Timberlake is a Job Tracker for Hadoop.
Intro
Timberlake is a Go server paired with a React.js frontend. It improves on
existing Hadoop job trackers by providing a lightweight realtime view of your
running and finished MapReduce jobs. Timberlake exposes the counters and
configuration that are the most useful, allowing you to get a quick overview of
the whole cluster or dig into the performance and behavior of a single job.
It also provides waterfall and boxplot visualizations for jobs. We've found that
these visualizations can be really helpful for figuring out why a job is slow.
Is it launching too many mappers and overloading the cluster? Are reducers
launching early and starving the mappers? Does the job have reducer skew?
You can use the counters of bytes written, shuffled, and read to understand the
network and I/O behavior of your jobs. And when there's a crash, Timberlake will
show you tracebacks from the logs to help you debug the job.
Timberlake pairs well with Scalding and Cascading. It uses extra data from the
Cascading planner to show the relationships between steps, and to clarify which
jobs' outputs are used as inputs to other jobs in the flow. Visualizing that
flow makes it much easier to figure out which steps are causing bottlenecks.
Finally, we've included a Slackbot that has significantly improved our Hadooping
lives.
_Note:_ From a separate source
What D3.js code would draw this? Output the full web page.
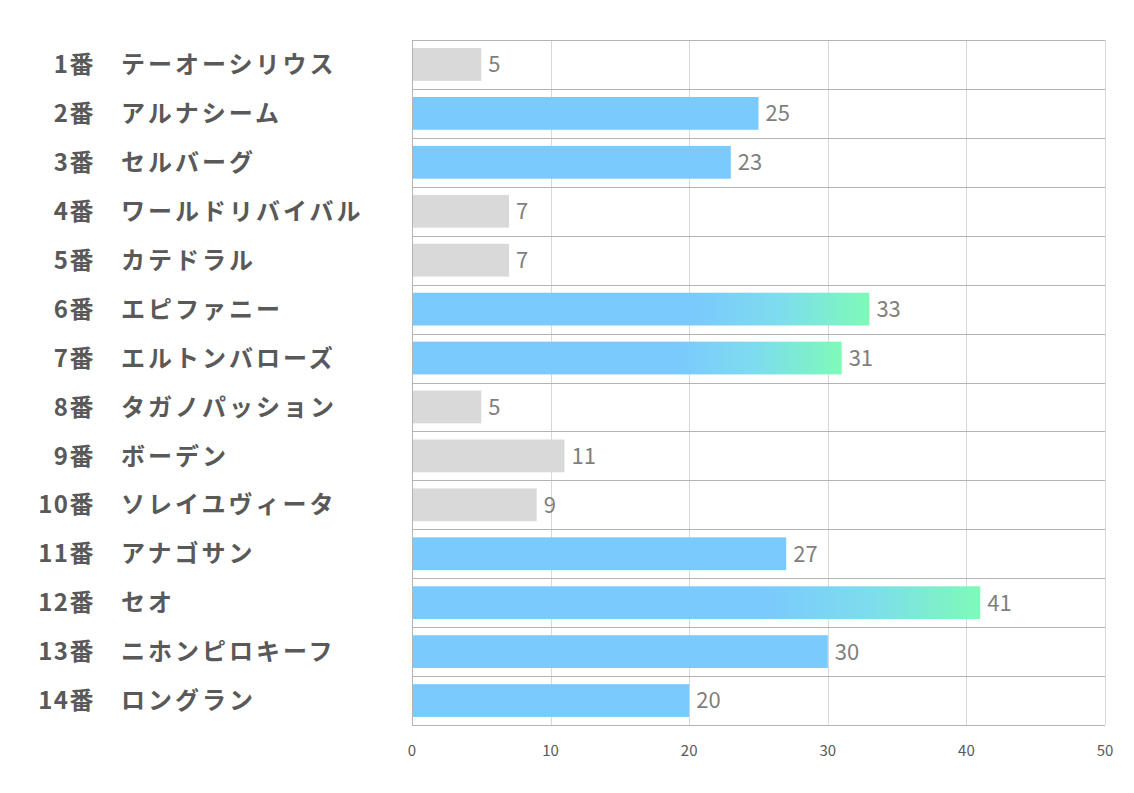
<!DOCTYPE html>
<html>
<head>
<meta charset="utf-8">
<script src="https://cdn.jsdelivr.net/npm/d3@7"></script>
<style>
body { margin: 0; background: #fff; }
text { font-family: "Noto Sans CJK JP", "Noto Sans", sans-serif; }
</style>
</head>
<body>
<svg id="chart" width="1134" height="793"></svg>
<script>
var numbers = ["1番","2番","3番","4番","5番","6番","7番","8番","9番","10番","11番","12番","13番","14番"];
var names = ["テーオーシリウス","アルナシーム","セルバーグ","ワールドリバイバル","カテドラル","エピファニー","エルトンバローズ","タガノパッション","ボーデン","ソレイユヴィータ","アナゴサン","セオ","ニホンピロキーフ","ロングラン"];
var values = [5,25,23,7,7,33,31,5,11,9,27,41,30,20];
var kind = ["gray","blue","blue","gray","gray","grad","grad","gray","gray","gray","blue","grad","blue","blue"];
var xTicks = [0,10,20,30,40,50];

var svg = d3.select("#chart");
var plotLeft = 412, plotRight = 1105, plotTop = 40, plotBottom = 725;

var xScale = d3.scaleLinear().domain([0,50]).range([plotLeft,plotRight]);
var yScale = d3.scaleBand().domain(d3.range(names.length)).range([plotTop,plotBottom]).paddingInner(0.33).paddingOuter(0.165);

var defs = svg.append("defs");
var grad = defs.append("linearGradient").attr("id","g1").attr("x1","0").attr("x2","1").attr("y1","0").attr("y2","0");
grad.append("stop").attr("offset","0.62").attr("stop-color","#7acafd");
grad.append("stop").attr("offset","0.8").attr("stop-color","#7ddcee");
grad.append("stop").attr("offset","1").attr("stop-color","#7efab8");

// vertical grid
svg.append("g").selectAll("line").data(xTicks.slice(1)).enter().append("line")
    .attr("x1", function(d){return Math.round(xScale(d)) + 0.5;})
    .attr("x2", function(d){return Math.round(xScale(d)) + 0.5;})
    .attr("y1", plotTop).attr("y2", plotBottom)
    .attr("stroke", "#d9d9d9").attr("stroke-width", 1);

// horizontal row lines
var rowEdges = d3.range(names.length + 1);
var step = (plotBottom - plotTop) / names.length;
svg.append("g").selectAll("line").data(rowEdges).enter().append("line")
    .attr("x1", plotLeft).attr("x2", plotRight)
    .attr("y1", function(d){return Math.round(plotTop + d*step) + 0.5;})
    .attr("y2", function(d){return Math.round(plotTop + d*step) + 0.5;})
    .attr("stroke", "#b4b4b4").attr("stroke-width", 1);

// left axis line
svg.append("line").attr("x1", plotLeft+0.5).attr("x2", plotLeft+0.5).attr("y1", plotTop).attr("y2", plotBottom)
    .attr("stroke", "#b4b4b4");

// bars
svg.append("g").selectAll("rect").data(values).enter().append("rect")
    .attr("x", xScale(0)+1)
    .attr("y", function(d,i){return yScale(i);})
    .attr("width", function(d){return xScale(d) - xScale(0) - 1;})
    .attr("height", yScale.bandwidth())
    .attr("fill", function(d,i){
        if (kind[i] == "gray") return "#d9d9d9";
        if (kind[i] == "grad") return "url(#g1)";
        return "#7acafd";
    });

// value labels
svg.append("g").selectAll("text").data(values).enter().append("text")
    .text(function(d){return d;})
    .attr("x", function(d){return xScale(d) + 7;})
    .attr("y", function(d,i){return yScale(i) + yScale.bandwidth()/2;})
    .attr("dy", "0.36em")
    .attr("font-size", 22)
    .attr("fill", "#7f7f7f");

// row labels
var labels = svg.append("g");
labels.selectAll("text.num").data(numbers).enter().append("text")
    .attr("class","num")
    .text(function(d){return d;})
    .attr("x", 95)
    .attr("y", function(d,i){return yScale(i) + yScale.bandwidth()/2;})
    .attr("dy", "0.36em")
    .attr("text-anchor", "end")
    .attr("font-size", 24).attr("font-weight", "bold")
    .attr("letter-spacing", 1.5)
    .attr("fill", "#595959");
labels.selectAll("text.name").data(names).enter().append("text")
    .attr("class","name")
    .text(function(d){return d;})
    .attr("x", 121)
    .attr("y", function(d,i){return yScale(i) + yScale.bandwidth()/2;})
    .attr("dy", "0.36em")
    .attr("font-size", 24).attr("font-weight", "bold")
    .attr("letter-spacing", 3)
    .attr("fill", "#595959");

// x tick labels
svg.append("g").selectAll("text").data(xTicks).enter().append("text")
    .text(function(d){return d;})
    .attr("x", function(d){return xScale(d);})
    .attr("y", 756)
    .attr("text-anchor", "middle")
    .attr("font-size", 15)
    .attr("fill", "#595959");
</script>
</body>
</html>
The bot can notify you when your jobs start and finish, and provides
links back to Timberlake.
Screenshots
Job Details
List of Jobs
Installation
The best way to install is with tarballs, which are available on the
release page.
Download it somewhere on your server, and then untar it:
$ tar zxvf timberlake-v1.0.2-linux-amd64.tar.gz
$ mv -T timberlake-v1.0.2-linux-amd64 /opt/timberlake
Now you can start the server:
$ /opt/timberlake/bin/timberlake \
--bind :8000 \
--resource-manager-url http://resourcemanager:8088 \
--history-server-url http://resourcemanager:19888 \
--namenode-address namenode:9000
And optionally, start the Slackbot:
$ /opt/timberlake/bin/slack \
--internal-timberlake-url http://localhost:8000 \
--external-timberlake-url https://timberlake.example.com \
--slack-url https://hooks.slack.com/services/...
You'll need to create a new Incoming Webhook
to generate the Slack URL for your bot.
Building from Source
You'll need npm
, go
and node
on your path.
$ git clone https://github.com/stripe/timberlake.git
$ cd timberlake
$ make
Limitations
Timberlake only works with the YARN Resource Manager
API.
It's been tested on v2.4.x and v2.5.x, but the Kill Job feature uses an endpoint
that's only available in v2.5.x+.
Our cluster has 10-40 jobs running simultaneously and about 2,000 jobs running
per day. Timberlake's performance has not been tested outside these bounds.